Remembering the Triangle Factory Fire, 100 years later

LEON STEIN INTERVIEWS

Ethel Monick Feigen

Job: Give Out Trimmings

9th floor

Interviewed: September 29, 1958

I worked on the 9th floor and my job was to give out trimmings. My place was behind a table that I had in front of the windows. Right in back of me was a fire escape. I was working at my table and was getting ready to go home when I picked up my head and outside on the Greene St. side, I saw fire coming up through the window. I screamed "Fire" and almost as soon as I did that, the flames were all around on the inside. It happened so fast that a lot of people never had a chance. I saw some women at the machines become frozen stiff. They never moved. I ran to the freight elevator on the Greene St. side first but people were hollering that the cable broke.

When I first came to work I was a lace cutter on the 9th floor.

One day I was working and got lost in the shop near the Washington Place side. That was when I saw that there was a door there. In the fire, when I saw the freight elevator was down, then I thought of the Washington Place door. I ran to that door and tried to open it. All around me people were hollering, "I am dying, I am dying." I ran from the door into the dressing room looking for something to use on the door. In the dressing room there were men and women laughing. I did not know at the time that they were hysterical. I hollered, "Let's get a machine head and smash the door in." I remembered the top of the door was with wire glass.

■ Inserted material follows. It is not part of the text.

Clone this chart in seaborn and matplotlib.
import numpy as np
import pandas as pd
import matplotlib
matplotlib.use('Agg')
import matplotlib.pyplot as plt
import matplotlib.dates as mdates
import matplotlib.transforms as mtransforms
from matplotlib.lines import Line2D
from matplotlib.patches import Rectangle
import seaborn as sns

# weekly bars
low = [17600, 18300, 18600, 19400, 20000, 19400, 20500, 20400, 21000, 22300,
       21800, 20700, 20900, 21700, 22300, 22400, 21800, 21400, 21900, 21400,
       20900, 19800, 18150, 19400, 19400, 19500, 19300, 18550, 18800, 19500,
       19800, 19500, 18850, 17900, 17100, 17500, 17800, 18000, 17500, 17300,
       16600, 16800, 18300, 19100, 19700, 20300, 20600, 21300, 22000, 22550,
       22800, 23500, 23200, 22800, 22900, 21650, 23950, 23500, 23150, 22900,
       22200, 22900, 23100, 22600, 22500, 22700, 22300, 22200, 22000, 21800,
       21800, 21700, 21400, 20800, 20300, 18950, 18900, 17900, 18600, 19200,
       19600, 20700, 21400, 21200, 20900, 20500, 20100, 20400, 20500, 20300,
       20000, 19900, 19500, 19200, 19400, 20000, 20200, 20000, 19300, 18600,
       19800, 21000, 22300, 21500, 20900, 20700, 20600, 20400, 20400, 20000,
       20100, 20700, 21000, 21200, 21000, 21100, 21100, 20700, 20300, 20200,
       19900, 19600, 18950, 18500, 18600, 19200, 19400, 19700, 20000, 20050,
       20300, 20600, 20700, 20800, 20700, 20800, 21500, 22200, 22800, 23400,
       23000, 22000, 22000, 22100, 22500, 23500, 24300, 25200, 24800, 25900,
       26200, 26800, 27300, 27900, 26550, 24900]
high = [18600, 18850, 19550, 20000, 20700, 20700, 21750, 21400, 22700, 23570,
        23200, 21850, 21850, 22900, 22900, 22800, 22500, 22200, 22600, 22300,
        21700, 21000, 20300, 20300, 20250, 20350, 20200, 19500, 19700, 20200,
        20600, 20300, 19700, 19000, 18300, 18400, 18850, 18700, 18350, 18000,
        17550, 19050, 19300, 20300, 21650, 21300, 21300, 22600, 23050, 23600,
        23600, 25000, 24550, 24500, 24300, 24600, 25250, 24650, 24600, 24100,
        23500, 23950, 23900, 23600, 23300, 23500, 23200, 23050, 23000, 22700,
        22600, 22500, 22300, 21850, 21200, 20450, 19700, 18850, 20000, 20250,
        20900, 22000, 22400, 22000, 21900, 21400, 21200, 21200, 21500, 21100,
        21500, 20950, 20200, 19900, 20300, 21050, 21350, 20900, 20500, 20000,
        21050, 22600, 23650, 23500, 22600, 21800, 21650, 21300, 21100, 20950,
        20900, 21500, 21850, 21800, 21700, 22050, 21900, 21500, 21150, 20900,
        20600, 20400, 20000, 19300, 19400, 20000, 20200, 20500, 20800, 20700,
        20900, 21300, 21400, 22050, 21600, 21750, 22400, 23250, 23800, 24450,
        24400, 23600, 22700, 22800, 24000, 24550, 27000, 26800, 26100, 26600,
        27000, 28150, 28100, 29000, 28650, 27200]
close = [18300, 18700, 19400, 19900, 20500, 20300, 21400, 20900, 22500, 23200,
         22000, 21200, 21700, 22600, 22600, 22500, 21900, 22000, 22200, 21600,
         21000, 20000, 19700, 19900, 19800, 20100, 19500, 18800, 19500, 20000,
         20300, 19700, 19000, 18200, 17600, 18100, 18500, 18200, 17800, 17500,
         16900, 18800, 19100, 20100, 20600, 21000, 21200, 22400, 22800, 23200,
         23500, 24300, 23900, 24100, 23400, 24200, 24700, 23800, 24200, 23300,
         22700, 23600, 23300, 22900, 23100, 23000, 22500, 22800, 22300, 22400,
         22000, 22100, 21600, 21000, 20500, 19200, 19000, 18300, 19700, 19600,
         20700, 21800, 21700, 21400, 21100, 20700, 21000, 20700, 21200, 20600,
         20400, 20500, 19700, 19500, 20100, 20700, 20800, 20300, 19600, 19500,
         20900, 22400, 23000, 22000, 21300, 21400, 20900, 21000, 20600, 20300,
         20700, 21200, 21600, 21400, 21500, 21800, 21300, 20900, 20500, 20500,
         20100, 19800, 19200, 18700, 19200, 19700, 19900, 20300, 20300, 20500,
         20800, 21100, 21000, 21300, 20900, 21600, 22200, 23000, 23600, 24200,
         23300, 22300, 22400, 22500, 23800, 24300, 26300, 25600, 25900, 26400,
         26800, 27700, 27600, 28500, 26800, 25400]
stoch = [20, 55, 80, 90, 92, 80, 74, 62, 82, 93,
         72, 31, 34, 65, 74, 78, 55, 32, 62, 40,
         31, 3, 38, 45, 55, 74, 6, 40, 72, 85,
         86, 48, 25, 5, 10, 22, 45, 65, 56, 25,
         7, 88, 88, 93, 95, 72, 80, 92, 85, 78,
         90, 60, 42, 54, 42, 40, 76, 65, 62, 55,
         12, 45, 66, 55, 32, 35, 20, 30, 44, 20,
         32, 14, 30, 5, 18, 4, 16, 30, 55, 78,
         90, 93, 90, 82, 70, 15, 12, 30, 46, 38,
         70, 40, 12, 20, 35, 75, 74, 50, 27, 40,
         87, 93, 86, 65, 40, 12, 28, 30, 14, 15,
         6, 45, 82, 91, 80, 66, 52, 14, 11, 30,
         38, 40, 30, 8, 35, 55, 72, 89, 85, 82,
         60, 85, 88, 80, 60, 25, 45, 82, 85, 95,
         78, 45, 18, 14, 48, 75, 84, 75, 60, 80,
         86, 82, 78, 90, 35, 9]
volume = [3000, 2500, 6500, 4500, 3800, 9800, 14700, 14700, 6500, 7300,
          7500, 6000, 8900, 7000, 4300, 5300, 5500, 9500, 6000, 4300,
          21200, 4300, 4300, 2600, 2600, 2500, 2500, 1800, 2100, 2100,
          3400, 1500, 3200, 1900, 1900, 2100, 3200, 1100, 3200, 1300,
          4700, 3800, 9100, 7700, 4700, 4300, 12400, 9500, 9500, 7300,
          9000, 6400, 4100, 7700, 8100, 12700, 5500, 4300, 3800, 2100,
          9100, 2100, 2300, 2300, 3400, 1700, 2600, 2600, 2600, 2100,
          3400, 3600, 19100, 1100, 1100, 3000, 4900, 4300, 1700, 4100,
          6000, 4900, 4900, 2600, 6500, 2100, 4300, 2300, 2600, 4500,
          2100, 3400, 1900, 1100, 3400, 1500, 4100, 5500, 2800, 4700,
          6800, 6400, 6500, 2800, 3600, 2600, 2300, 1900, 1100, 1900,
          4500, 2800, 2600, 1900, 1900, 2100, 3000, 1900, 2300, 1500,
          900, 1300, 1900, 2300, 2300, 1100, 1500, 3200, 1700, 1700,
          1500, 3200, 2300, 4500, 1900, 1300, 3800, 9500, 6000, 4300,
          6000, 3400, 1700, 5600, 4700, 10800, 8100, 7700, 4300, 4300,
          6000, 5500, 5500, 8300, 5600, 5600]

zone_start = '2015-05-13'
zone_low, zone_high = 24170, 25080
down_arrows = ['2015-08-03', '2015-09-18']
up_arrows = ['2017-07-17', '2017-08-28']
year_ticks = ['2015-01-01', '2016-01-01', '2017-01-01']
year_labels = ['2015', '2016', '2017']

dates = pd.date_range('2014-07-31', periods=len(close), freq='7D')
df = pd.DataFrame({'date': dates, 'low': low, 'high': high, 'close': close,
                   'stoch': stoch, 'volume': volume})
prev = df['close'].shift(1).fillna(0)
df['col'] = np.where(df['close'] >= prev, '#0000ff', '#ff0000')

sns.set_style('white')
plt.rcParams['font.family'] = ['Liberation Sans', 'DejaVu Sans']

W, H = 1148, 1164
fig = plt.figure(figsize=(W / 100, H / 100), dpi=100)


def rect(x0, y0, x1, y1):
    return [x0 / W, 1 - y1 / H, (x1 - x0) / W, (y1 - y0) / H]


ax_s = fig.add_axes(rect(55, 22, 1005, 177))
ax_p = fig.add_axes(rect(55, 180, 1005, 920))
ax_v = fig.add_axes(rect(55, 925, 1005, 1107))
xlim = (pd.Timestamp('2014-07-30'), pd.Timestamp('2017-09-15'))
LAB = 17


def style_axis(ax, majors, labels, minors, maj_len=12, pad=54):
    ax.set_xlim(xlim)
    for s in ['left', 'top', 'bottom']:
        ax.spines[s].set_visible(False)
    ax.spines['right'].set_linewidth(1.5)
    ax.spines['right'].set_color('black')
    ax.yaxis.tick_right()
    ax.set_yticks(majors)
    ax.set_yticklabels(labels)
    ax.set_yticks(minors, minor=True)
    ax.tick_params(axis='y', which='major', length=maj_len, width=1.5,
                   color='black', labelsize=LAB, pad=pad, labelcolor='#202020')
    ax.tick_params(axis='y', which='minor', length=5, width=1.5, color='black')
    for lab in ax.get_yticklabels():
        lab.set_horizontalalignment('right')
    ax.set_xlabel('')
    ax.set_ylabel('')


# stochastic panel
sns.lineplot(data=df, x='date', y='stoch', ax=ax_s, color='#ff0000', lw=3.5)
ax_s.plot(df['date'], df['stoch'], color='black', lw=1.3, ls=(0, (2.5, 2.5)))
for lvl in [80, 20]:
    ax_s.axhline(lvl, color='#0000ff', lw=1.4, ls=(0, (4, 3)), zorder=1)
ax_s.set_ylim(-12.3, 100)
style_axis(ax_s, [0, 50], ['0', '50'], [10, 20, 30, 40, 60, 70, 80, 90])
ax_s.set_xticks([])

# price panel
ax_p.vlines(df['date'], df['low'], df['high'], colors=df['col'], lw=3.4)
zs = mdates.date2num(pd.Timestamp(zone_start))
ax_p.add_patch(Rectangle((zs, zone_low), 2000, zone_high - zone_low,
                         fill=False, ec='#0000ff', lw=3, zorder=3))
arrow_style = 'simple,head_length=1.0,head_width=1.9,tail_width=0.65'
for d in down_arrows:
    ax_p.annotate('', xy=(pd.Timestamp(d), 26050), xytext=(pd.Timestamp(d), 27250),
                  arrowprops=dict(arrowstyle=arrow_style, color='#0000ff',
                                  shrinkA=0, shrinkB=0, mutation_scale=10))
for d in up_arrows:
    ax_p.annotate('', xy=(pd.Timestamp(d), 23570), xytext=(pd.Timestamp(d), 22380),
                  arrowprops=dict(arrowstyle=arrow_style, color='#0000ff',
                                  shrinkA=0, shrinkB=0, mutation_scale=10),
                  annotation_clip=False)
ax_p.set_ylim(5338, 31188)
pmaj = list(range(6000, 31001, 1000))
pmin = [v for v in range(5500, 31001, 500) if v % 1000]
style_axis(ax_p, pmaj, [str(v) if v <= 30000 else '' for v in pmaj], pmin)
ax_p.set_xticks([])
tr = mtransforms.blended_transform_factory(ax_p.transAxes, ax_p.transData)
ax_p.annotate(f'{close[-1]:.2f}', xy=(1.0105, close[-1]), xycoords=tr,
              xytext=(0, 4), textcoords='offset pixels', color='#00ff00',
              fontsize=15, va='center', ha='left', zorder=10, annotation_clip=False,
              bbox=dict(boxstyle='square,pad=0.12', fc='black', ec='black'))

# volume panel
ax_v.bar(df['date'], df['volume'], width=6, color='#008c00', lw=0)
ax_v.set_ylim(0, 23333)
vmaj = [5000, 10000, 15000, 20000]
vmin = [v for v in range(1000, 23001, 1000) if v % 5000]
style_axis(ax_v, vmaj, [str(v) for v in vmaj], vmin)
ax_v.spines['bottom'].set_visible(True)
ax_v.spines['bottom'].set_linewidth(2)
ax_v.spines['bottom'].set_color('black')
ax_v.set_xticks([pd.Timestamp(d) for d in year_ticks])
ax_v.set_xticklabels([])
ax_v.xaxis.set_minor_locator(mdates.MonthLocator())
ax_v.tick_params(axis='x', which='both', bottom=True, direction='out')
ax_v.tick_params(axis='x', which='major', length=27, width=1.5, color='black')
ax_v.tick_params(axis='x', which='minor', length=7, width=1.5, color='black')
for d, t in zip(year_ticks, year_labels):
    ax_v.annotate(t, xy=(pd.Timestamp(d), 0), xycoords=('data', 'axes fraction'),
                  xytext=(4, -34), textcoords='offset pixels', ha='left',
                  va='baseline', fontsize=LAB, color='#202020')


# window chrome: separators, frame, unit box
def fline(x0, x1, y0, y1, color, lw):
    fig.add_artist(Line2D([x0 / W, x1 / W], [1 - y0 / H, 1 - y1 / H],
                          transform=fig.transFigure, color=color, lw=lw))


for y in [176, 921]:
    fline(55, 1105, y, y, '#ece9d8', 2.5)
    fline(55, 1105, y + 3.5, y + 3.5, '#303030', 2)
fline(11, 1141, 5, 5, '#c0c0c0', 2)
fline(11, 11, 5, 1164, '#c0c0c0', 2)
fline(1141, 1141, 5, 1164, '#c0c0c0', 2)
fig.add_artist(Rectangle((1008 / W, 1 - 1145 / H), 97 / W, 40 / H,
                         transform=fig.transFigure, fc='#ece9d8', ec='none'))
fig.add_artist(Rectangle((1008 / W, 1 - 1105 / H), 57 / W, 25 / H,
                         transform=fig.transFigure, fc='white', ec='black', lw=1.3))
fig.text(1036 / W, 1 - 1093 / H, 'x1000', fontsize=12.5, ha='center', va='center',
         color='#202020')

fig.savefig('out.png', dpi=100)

The door was absolutely locked. I went to the window on the Washington Place side. I wanted to fall out. Then I got ashamed about the way I would look. They pushed me back to the elevator and they pushed me right in. When I got to the street I kept murmering to myself, "It's all a bad dream," and I started to scratch my face and tear my hair because something in me said that would wake me up. I remember a newspaper man took me under my arm. He was from the Journal. He asked me, "What is the matter," and I said, "There were 150 girls up there who will never get out." He took me to a subway. It was the first time I was in a subway because I always went home by the Third Ave. El. My father would give me a nickel to go to work, a nickel to come home and a nickel for lunch. The night of the fire I got home late. I got a licking from my father. He called me a "bummike" and my mother stood in the corner shivering. I kept hollering, "But Pa." but he would not listen and I had to go to sleep. I guess while I was sleeping, they found out the truth because when I got up they were all standing around me and kissing me.

I remember how one time during the trial, after I had been on the witness stand I passed Steuer in the street and he pinched my cheek and said to me with a smile, "So you want to do me out of my fee." I remember his tricks when I was on the stand. He handed me a map and asked me questions about where the doors and tables were in the shop. But he could not fool me because I told him to first turn the map around; you have it upside down.

My oldest son was born March 25, 1915. For years on March 25th I used to walk around scared and frightened not knowing what other terrible thing would happen on that day.